First, you don't need a comma after "arrow". Second, this use of the word "notching" is annoying to me. Let me explain: a notch in an arrow is a little cleft on the back end of the shaft. It's the part that you put onto the string, which I think is what the author was trying to get at here. However, the official term for this action of fitting the arrow to the string has been called nocking for a long, long time. Notching is what you do when you're carving the notch into the arrow, okay? Nocking is what you do when you put your arrow on the string. Any master archer, like the guy who was teaching them, would use the word nocking. But for some reason, probably because the author thought it was more poetic or something, he didn't. And every time a character draws his bow, I have to suffer through seeing the wrong word. Ugh.
A sudden, overpowering chill of realization gripped him, fearing he would faint as the forest swayed around him and he fought down a gasp of horror, the sound undoubtedly an invite for a quick death.
I don't even.....where do I start with that? I think he's feeling nauseous again because he realized something terrible. He's trying not to make a sound, because his position might be given away and he might be attacked if he's heard. But I'm not entirely sure, because no matter how many times I read it, that sentence looks a lot like gibberish to me.
His head was twisted at an sharp angle to his shoulders.
My fingers are literally rebelling when I try to type these things in. I end up typing it out correctly and then going back and editing it to show the errors. An sharp angle? Really? Tch.
"Tell no one, Sorna." There was a note of command is Sollis' voice, the tone he used before he swung his cane.
There was a note of command "is" his voice? You mean "in" his voice, right?
Brown's are bigger and nastier. Black's don't come near men mostly.
You don't need to use apostrophes to describe different types of bears. You can say Browns and Blacks. No one would mind, trust me.
"Oh, I think they'll be mysteries aplenty in our future."
You meant "there'll" be mysteries, right? Because "they'll be mysteries" doesn't make any sense.

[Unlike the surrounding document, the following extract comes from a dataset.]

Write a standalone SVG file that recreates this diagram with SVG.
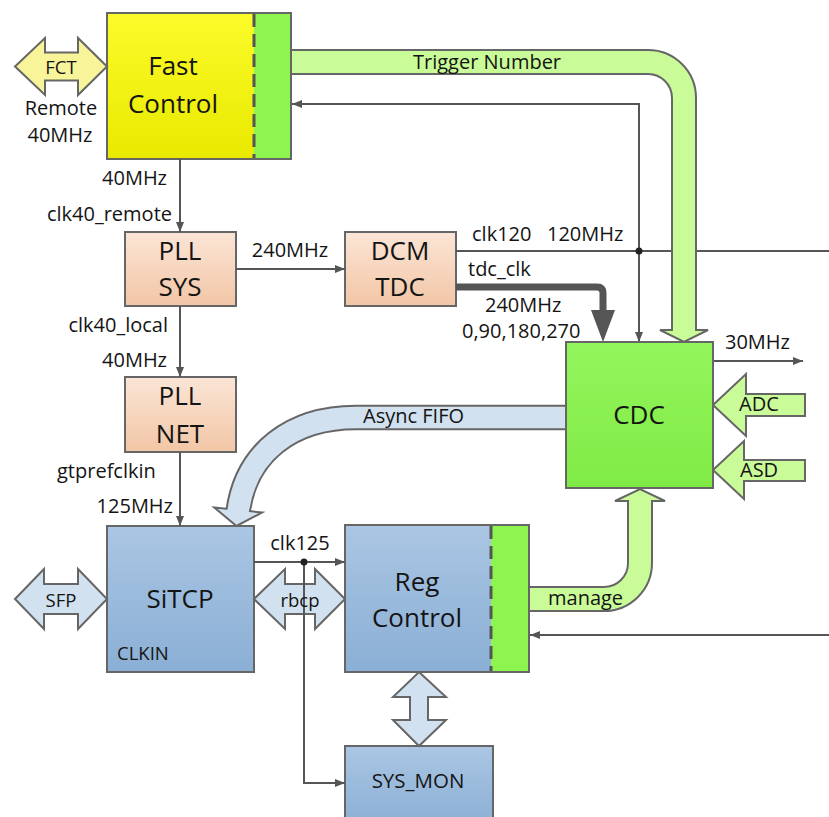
<svg xmlns="http://www.w3.org/2000/svg" width="829" height="817" viewBox="0 0 829 817">
<defs>
<linearGradient id="gY" x1="0" y1="0" x2="0" y2="1"><stop offset="0" stop-color="#fbfb2a"/><stop offset="1" stop-color="#e9e900"/></linearGradient>
<linearGradient id="gG" x1="0" y1="0" x2="0" y2="1"><stop offset="0" stop-color="#93f65c"/><stop offset="1" stop-color="#80ea45"/></linearGradient>
<linearGradient id="gP" x1="0" y1="0" x2="0" y2="1"><stop offset="0" stop-color="#fbe5d6"/><stop offset="1" stop-color="#f2c6a6"/></linearGradient>
<linearGradient id="gB" x1="0" y1="0" x2="0" y2="1"><stop offset="0" stop-color="#aac6e3"/><stop offset="1" stop-color="#8bafd5"/></linearGradient>
<marker id="ah" viewBox="0 0 10 8" markerWidth="10" markerHeight="8" refX="10" refY="4" orient="auto" markerUnits="userSpaceOnUse"><path d="M0,0 L10,4 L0,8 z" fill="#555"/></marker>
</defs>
<style>
text{font-family:"Open Sans","Liberation Sans",sans-serif;fill:#141414}
.big{font-size:26px;text-anchor:middle}
.sm{font-size:20px}
.mid{text-anchor:middle}
.end{text-anchor:end}
.box{stroke:#666;stroke-width:2}
.frame{fill:none;stroke:#666;stroke-width:2}
.dash{stroke:#555;stroke-width:3;stroke-dasharray:13 7;fill:none}
.ln{fill:none;stroke:#555;stroke-width:2}
.arw{marker-end:url(#ah)}
.lb{fill:#d2e1ef;stroke:#666;stroke-width:2;stroke-linejoin:miter}
.lg{fill:#c9fb98;stroke:#666;stroke-width:2}
</style>
<rect width="829" height="817" fill="#fff"/>

<g id="fast-control">
<rect x="107" y="13" width="147" height="146" fill="url(#gY)"/>
<rect x="254" y="13" width="37" height="146" fill="#8ef550"/>
<rect x="107" y="13" width="184" height="146" class="frame"/>
<line x1="254" y1="14" x2="254" y2="158" class="dash"/>
<text class="big" x="173" y="75">Fast</text>
<text class="big" x="173" y="113">Control</text>
</g>

<g id="pll-sys">
<rect x="125" y="232" width="111" height="74" fill="url(#gP)" class="box"/>
<text class="big" x="180" y="260">PLL</text>
<text class="big" x="180" y="296">SYS</text>
</g>

<g id="dcm-tdc">
<rect x="345" y="232" width="111" height="74" fill="url(#gP)" class="box"/>
<text class="big" x="400" y="260">DCM</text>
<text class="big" x="400" y="296">TDC</text>
</g>

<g id="pll-net">
<rect x="125" y="377" width="111" height="75" fill="url(#gP)" class="box"/>
<text class="big" x="180" y="405">PLL</text>
<text class="big" x="180" y="443">NET</text>
</g>

<g id="sitcp">
<rect x="107" y="526" width="147" height="146" fill="url(#gB)" class="box"/>
<text class="big" x="180" y="608">SiTCP</text>
<text x="117" y="660" style="font-size:18.5px">CLKIN</text>
</g>

<g id="reg-control">
<rect x="345" y="525" width="146" height="147" fill="url(#gB)"/>
<rect x="491" y="525" width="38" height="147" fill="#8ef550"/>
<rect x="345" y="525" width="184" height="147" class="frame"/>
<line x1="491" y1="526" x2="491" y2="671" class="dash"/>
<text class="big" x="417" y="591">Reg</text>
<text class="big" x="417" y="627">Control</text>
</g>

<g id="sys-mon">
<rect x="345" y="746" width="148" height="80" fill="url(#gB)" class="box"/>
<text x="418" y="788" class="mid" style="font-size:20.5px">SYS_MON</text>
</g>

<g id="fct">
<polygon class="lg" style="fill:#f7f49a" points="15,66.5 45,38 45,52.5 78,52.5 78,38 107,66.5 78,95 78,80.5 45,80.5 45,95"/>
<text x="61" y="74" class="mid" style="font-size:18.5px">FCT</text>
</g>

<g id="sfp">
<polygon class="lb" points="15,599 44,569 44,584 78,584 78,569 107,599 78,629 78,614 44,614 44,629"/>
<text x="61" y="607" class="mid" style="font-size:18.5px">SFP</text>
</g>

<g id="rbcp-arrow">
<polygon class="lb" points="254,599 285,569 285,584 315,584 315,569 345,599 315,629 315,614 285,614 285,629"/>
</g>

<g id="reg-sysmon-arrow">
<polygon class="lb" points="419,672 446,697 428,697 428,720 446,720 419,746 393,720 410,720 410,697 393,697"/>
</g>

<g id="adc">
<polygon class="lg" points="713,405 746,374 746,394 805,394 805,416 746,416 746,436"/>
<text x="739" y="411" class="sm">ADC</text>
</g>

<g id="asd">
<polygon class="lg" points="713,470 744,441 744,460 805,460 805,481 744,481 744,499"/>
<text x="740" y="477" class="sm">ASD</text>
</g>

<g id="connectors">
<path class="ln arw" d="M180,159 V232"/>
<path class="ln arw" d="M236,269 H345"/>
<path class="ln arw" d="M180,306 V377"/>
<path class="ln arw" d="M180,452 V526"/>
<path class="ln" d="M456,251 H829"/>
<path class="ln arw" d="M639,251 V104 H292"/>
<path class="ln arw" d="M639,251 V342"/>
<circle cx="639" cy="251" r="3.5" fill="#222"/>
<path d="M456,287 H597 Q603,287 603,293 V312" fill="none" stroke="#555" stroke-width="7"/>
<polygon points="591,310 615,310 603,342" fill="#555"/>
<path class="ln arw" d="M713,361 H803"/>
<path class="ln arw" d="M254,562 H345"/>
<path class="ln arw" d="M304,562 V783 H345"/>
<circle cx="304" cy="562" r="3.5" fill="#222"/>
<path class="ln arw" d="M829,635 H530"/>
<path id="trigger-number" class="lg" d="M291,50 H648 A48,48 0 0 1 696,98 V330 H708 L684,342 L660,330 H672 V98 A24,24 0 0 0 648,74 H291 Z"/>
<path id="manage" class="lg" d="M529,587 H604 A24,24 0 0 0 628,563 V501 H615 L640,489 L665,501 H652 V563 A48,48 0 0 1 604,611 H529 Z"/>
<g id="async-fifo">
<path d="M567,417.5 H356 C292,417.5 246,452 238,512" fill="none" stroke="#666" stroke-width="25.5"/>
<polygon class="lb" points="214.3,507.5 262.1,512.5 236.5,526"/>
<path d="M567,417.5 H356 C292,417.5 246,452 238,512" fill="none" stroke="#d2e1ef" stroke-width="21.5"/>
</g>
</g>

<g id="cdc">
<rect x="566" y="342" width="147" height="146" fill="url(#gG)" class="box"/>
<text class="big" x="639" y="424">CDC</text>
</g>

<g id="labels" class="sm">
<text x="61" y="115" class="mid">Remote</text>
<text x="60" y="142" class="mid">40MHz</text>
<text x="167" y="185" class="end">40MHz</text>
<text x="172" y="221" class="end">clk40_remote</text>
<text x="290" y="257" class="mid">240MHz</text>
<text x="168" y="332" class="end">clk40_local</text>
<text x="167" y="367" class="end">40MHz</text>
<text x="57" y="478">gtprefclkin</text>
<text x="173" y="513" class="end">125MHz</text>
<text x="472" y="241">clk120</text>
<text x="547" y="241">120MHz</text>
<text x="468" y="276">tdc_clk</text>
<text x="485" y="312">240MHz</text>
<text x="462" y="338">0,90,180,270</text>
<text x="413" y="69">Trigger Number</text>
<text x="725" y="349">30MHz</text>
<text x="363" y="423">Async FIFO</text>
<text x="300" y="550" class="mid">clk125</text>
<text x="300" y="607" class="mid" style="font-size:18.5px">rbcp</text>
<text x="548" y="605">manage</text>
</g>
</svg>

And so on it goes. I assume it continues through the next five hundred pages that I didn't read. I hate to give up, but I just can't take anymore silly typos or incomplete sentences - and commas. Ugh. The worst thing about this book's punctuation is the frightening scarcity of commas. The author uses them to divide up sentences like I showed you, but other than that he seems to forget about them all the time. I literally got excited when I saw him put a comma in the right place, since it happened maybe once every five pages.
I understand that everyone does commas a tiny bit differently, but this was unforgivable. I punctuated better than that when I was ten years old, and believe me, I was bad at punctuation then.
So, unfortunately, I'm finished with this book. Maybe when it goes through a well-programmed spellchecker and a good round of editing I'll try it again.